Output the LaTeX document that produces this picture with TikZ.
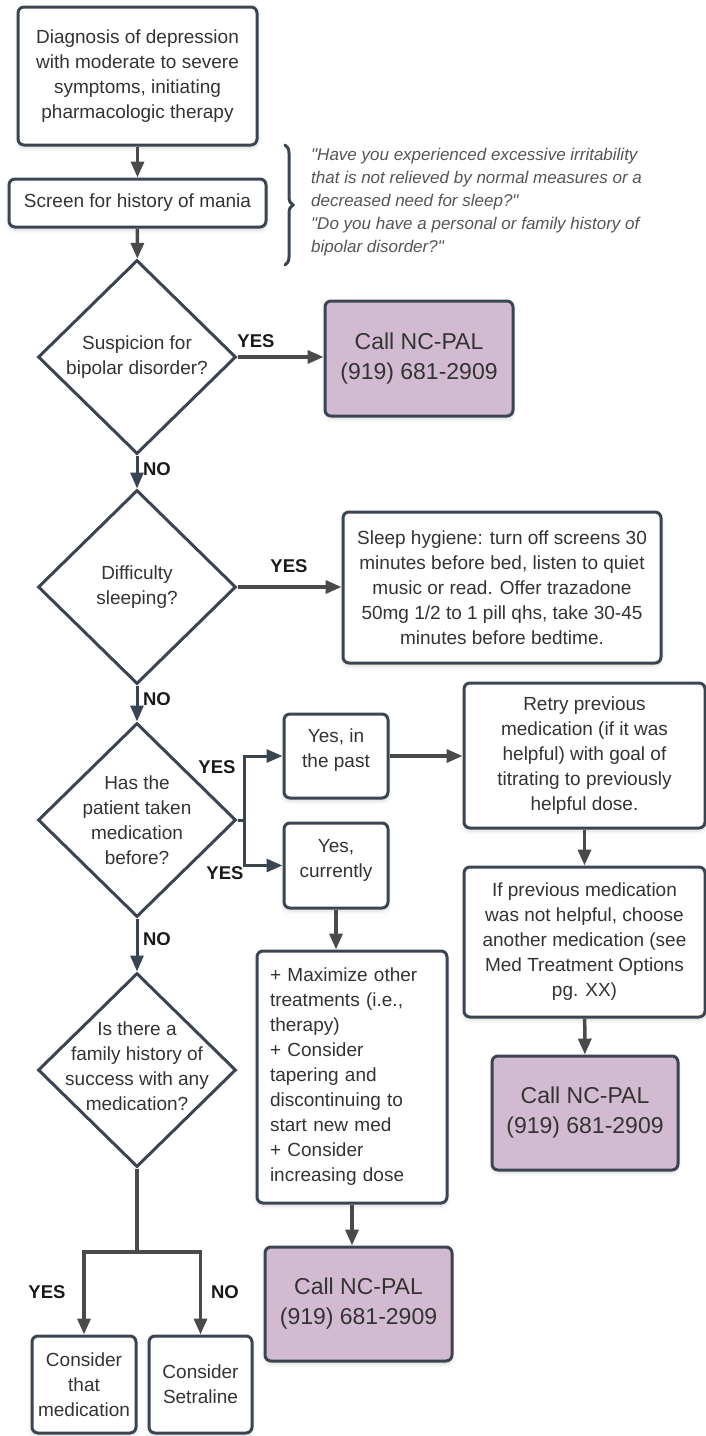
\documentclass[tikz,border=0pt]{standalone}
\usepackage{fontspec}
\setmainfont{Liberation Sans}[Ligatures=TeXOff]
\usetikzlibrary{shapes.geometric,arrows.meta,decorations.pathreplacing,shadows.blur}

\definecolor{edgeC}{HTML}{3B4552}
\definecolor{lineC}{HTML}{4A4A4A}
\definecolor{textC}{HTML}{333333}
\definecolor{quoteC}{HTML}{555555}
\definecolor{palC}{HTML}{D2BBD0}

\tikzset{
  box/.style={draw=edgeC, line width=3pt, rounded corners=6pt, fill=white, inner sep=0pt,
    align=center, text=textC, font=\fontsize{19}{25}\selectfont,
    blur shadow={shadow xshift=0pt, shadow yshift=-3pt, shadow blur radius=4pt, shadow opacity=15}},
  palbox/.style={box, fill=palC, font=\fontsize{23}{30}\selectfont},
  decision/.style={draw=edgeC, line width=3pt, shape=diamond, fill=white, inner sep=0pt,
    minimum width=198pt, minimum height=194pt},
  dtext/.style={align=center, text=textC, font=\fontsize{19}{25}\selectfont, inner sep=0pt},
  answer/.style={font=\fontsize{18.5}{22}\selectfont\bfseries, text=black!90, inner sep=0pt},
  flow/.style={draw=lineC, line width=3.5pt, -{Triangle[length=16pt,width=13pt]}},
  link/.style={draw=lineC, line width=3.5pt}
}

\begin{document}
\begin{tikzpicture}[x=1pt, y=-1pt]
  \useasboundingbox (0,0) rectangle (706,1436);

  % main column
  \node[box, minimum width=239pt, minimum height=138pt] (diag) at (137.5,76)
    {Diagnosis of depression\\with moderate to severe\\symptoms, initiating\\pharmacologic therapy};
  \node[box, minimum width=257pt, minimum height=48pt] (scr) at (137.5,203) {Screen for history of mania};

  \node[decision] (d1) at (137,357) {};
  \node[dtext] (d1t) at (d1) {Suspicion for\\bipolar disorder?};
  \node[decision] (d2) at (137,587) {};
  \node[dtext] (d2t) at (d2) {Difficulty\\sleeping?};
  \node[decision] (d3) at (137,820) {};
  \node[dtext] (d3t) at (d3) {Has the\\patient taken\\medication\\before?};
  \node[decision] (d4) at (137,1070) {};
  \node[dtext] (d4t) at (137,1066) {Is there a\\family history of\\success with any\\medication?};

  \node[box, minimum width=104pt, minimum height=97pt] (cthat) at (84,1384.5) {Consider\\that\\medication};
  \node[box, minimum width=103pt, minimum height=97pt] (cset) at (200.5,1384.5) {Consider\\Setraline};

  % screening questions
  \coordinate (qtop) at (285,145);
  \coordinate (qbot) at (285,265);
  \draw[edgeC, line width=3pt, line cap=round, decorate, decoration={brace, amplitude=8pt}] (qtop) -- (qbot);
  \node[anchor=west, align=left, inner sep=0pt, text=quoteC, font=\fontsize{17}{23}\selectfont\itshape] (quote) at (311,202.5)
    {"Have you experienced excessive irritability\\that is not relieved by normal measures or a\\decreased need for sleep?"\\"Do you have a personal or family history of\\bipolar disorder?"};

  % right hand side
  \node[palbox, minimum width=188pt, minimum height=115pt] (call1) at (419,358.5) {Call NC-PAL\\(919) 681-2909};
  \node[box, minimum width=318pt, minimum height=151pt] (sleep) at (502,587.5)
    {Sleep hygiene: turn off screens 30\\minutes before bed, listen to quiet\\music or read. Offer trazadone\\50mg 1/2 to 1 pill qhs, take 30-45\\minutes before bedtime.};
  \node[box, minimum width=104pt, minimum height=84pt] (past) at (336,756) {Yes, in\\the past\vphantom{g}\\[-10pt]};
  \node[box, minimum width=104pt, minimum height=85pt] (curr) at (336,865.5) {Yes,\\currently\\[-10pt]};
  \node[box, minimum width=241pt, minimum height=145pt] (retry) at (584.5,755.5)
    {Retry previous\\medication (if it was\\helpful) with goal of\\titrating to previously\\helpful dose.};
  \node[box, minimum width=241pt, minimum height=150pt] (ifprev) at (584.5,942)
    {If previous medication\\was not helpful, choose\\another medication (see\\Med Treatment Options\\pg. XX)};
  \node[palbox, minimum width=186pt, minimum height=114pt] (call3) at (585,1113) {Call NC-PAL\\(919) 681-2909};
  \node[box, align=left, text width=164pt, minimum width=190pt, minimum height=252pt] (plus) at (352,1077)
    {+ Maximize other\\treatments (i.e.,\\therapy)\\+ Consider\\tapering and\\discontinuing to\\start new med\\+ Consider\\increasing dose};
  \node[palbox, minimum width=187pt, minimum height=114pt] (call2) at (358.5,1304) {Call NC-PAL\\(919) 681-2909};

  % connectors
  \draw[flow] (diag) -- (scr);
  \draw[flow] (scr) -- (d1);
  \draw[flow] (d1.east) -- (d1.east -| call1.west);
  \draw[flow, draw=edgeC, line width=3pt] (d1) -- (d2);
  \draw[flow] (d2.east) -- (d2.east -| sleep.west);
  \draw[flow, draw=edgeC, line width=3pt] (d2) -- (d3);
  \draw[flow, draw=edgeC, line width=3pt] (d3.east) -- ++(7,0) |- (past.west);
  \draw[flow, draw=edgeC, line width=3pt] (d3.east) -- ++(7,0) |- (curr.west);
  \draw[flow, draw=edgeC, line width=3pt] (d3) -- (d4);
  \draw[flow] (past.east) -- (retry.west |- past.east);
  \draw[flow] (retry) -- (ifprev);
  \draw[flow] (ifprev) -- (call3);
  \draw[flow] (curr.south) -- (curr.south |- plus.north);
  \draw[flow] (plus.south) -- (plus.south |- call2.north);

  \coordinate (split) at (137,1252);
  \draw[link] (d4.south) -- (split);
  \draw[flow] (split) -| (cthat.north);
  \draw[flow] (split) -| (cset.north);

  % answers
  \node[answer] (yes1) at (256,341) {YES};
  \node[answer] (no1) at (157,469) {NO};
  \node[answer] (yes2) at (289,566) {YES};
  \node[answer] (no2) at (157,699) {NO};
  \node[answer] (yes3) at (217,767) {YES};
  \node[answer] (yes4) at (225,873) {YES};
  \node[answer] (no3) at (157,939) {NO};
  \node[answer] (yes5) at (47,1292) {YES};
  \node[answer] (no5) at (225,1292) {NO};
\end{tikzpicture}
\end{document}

----------------------------------------

What needs to be done: Pictures stay out. Print the data exactly, from its first line through the line containing "minimum width=257pt, minimum".

Response to the task:
Output the LaTeX document that produces this picture with TikZ.
\documentclass[tikz,border=0pt]{standalone}
\usepackage{fontspec}
\setmainfont{Liberation Sans}[Ligatures=TeXOff]
\usetikzlibrary{shapes.geometric,arrows.meta,decorations.pathreplacing,shadows.blur}

\definecolor{edgeC}{HTML}{3B4552}
\definecolor{lineC}{HTML}{4A4A4A}
\definecolor{textC}{HTML}{333333}
\definecolor{quoteC}{HTML}{555555}
\definecolor{palC}{HTML}{D2BBD0}

\tikzset{
  box/.style={draw=edgeC, line width=3pt, rounded corners=6pt, fill=white, inner sep=0pt,
    align=center, text=textC, font=\fontsize{19}{25}\selectfont,
    blur shadow={shadow xshift=0pt, shadow yshift=-3pt, shadow blur radius=4pt, shadow opacity=15}},
  palbox/.style={box, fill=palC, font=\fontsize{23}{30}\selectfont},
  decision/.style={draw=edgeC, line width=3pt, shape=diamond, fill=white, inner sep=0pt,
    minimum width=198pt, minimum height=194pt},
  dtext/.style={align=center, text=textC, font=\fontsize{19}{25}\selectfont, inner sep=0pt},
  answer/.style={font=\fontsize{18.5}{22}\selectfont\bfseries, text=black!90, inner sep=0pt},
  flow/.style={draw=lineC, line width=3.5pt, -{Triangle[length=16pt,width=13pt]}},
  link/.style={draw=lineC, line width=3.5pt}
}

\begin{document}
\begin{tikzpicture}[x=1pt, y=-1pt]
  \useasboundingbox (0,0) rectangle (706,1436);

  % main column
  \node[box, minimum width=239pt, minimum height=138pt] (diag) at (137.5,76)
    {Diagnosis of depression\\with moderate to severe\\symptoms, initiating\\pharmacologic therapy};
  \node[box, minimum width=257pt, minimum height=48pt] (scr) at (137.5,203) {Screen for history of mania};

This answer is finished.